Do this
From the listing below, pull out the lines that hold "chart".

Raw data
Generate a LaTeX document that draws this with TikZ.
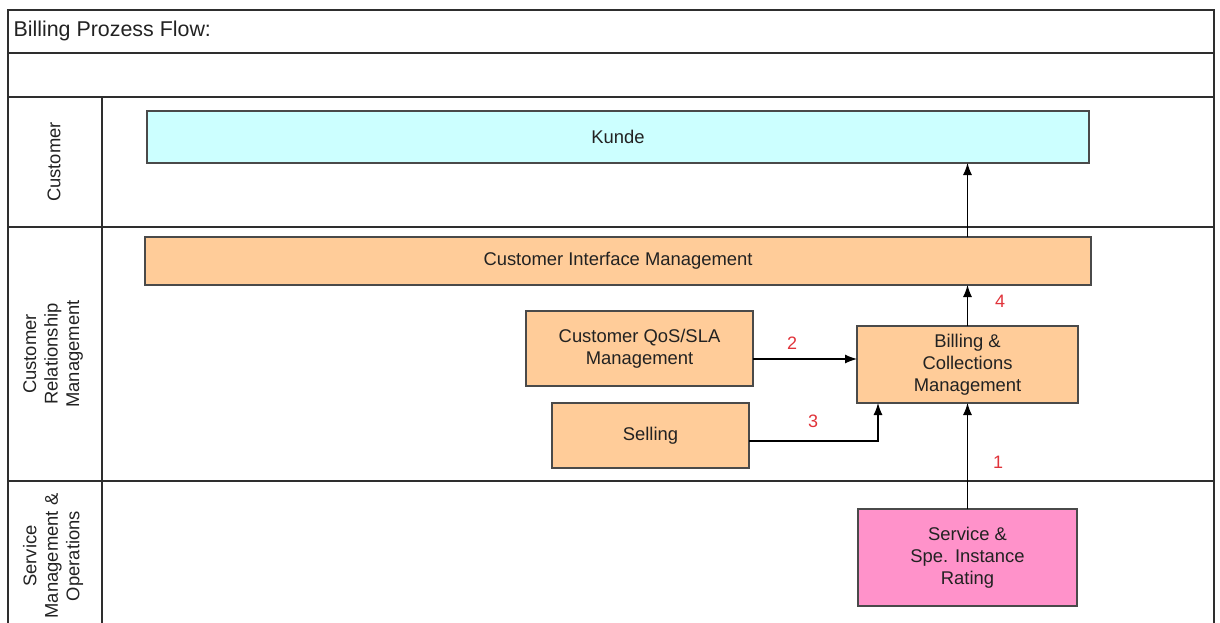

...

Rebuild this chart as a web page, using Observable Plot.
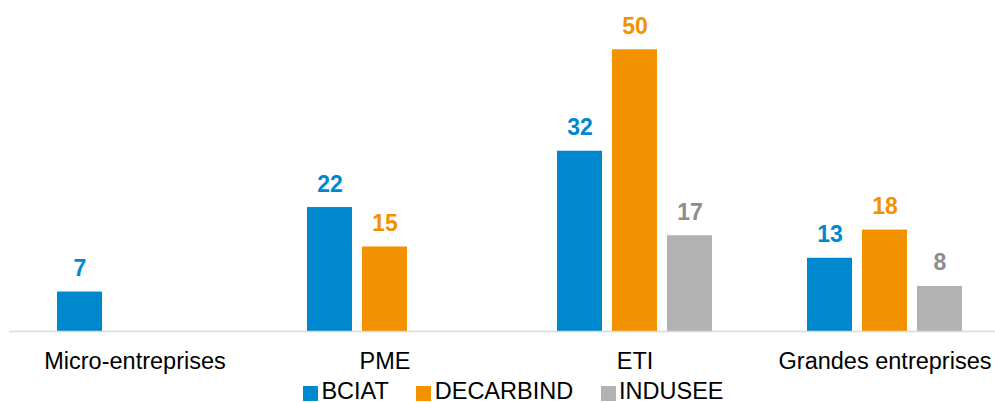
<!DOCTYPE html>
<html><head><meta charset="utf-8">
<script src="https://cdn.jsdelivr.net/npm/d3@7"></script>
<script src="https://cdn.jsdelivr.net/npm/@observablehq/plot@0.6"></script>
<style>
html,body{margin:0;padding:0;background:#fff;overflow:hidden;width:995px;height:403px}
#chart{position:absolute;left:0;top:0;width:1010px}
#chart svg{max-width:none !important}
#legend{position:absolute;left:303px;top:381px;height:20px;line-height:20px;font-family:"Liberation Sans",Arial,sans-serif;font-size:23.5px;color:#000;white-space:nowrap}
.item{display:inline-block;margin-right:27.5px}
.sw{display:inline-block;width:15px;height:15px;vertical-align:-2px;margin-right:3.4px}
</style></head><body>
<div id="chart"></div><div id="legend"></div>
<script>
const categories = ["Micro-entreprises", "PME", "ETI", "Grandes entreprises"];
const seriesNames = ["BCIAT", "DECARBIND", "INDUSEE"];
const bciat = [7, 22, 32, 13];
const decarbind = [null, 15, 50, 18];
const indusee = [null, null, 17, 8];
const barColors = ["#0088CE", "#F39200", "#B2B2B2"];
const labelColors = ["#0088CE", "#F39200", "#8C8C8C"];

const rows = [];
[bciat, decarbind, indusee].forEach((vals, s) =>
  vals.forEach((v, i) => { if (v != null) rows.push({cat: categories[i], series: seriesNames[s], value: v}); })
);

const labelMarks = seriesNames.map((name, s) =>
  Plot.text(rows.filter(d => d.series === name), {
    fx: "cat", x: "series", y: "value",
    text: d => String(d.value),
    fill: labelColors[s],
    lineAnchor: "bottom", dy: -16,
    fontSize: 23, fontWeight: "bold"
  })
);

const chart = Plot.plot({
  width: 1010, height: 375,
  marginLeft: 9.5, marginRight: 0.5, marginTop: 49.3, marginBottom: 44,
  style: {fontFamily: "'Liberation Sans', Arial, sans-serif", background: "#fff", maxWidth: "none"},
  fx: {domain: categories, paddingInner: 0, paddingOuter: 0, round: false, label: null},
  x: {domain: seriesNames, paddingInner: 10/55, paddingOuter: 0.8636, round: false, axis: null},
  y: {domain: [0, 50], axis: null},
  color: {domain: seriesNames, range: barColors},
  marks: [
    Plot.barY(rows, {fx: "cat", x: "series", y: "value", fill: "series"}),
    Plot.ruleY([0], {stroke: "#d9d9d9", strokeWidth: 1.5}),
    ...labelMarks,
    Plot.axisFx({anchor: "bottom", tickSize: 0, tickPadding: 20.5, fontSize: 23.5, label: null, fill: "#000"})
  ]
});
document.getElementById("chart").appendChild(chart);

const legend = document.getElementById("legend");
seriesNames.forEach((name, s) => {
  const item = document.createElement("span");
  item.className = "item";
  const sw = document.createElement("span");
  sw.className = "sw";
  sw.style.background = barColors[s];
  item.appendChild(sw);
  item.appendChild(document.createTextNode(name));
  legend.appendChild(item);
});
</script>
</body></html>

Answer to the exercise
Rebuild this chart as a web page, using Observable Plot.
#chart{position:absolute;left:0;top:0;width:1010px}
#chart svg{max-width:none !important}
<div id="chart"></div><div id="legend"></div>
const chart = Plot.plot({
document.getElementById("chart").appendChild(chart);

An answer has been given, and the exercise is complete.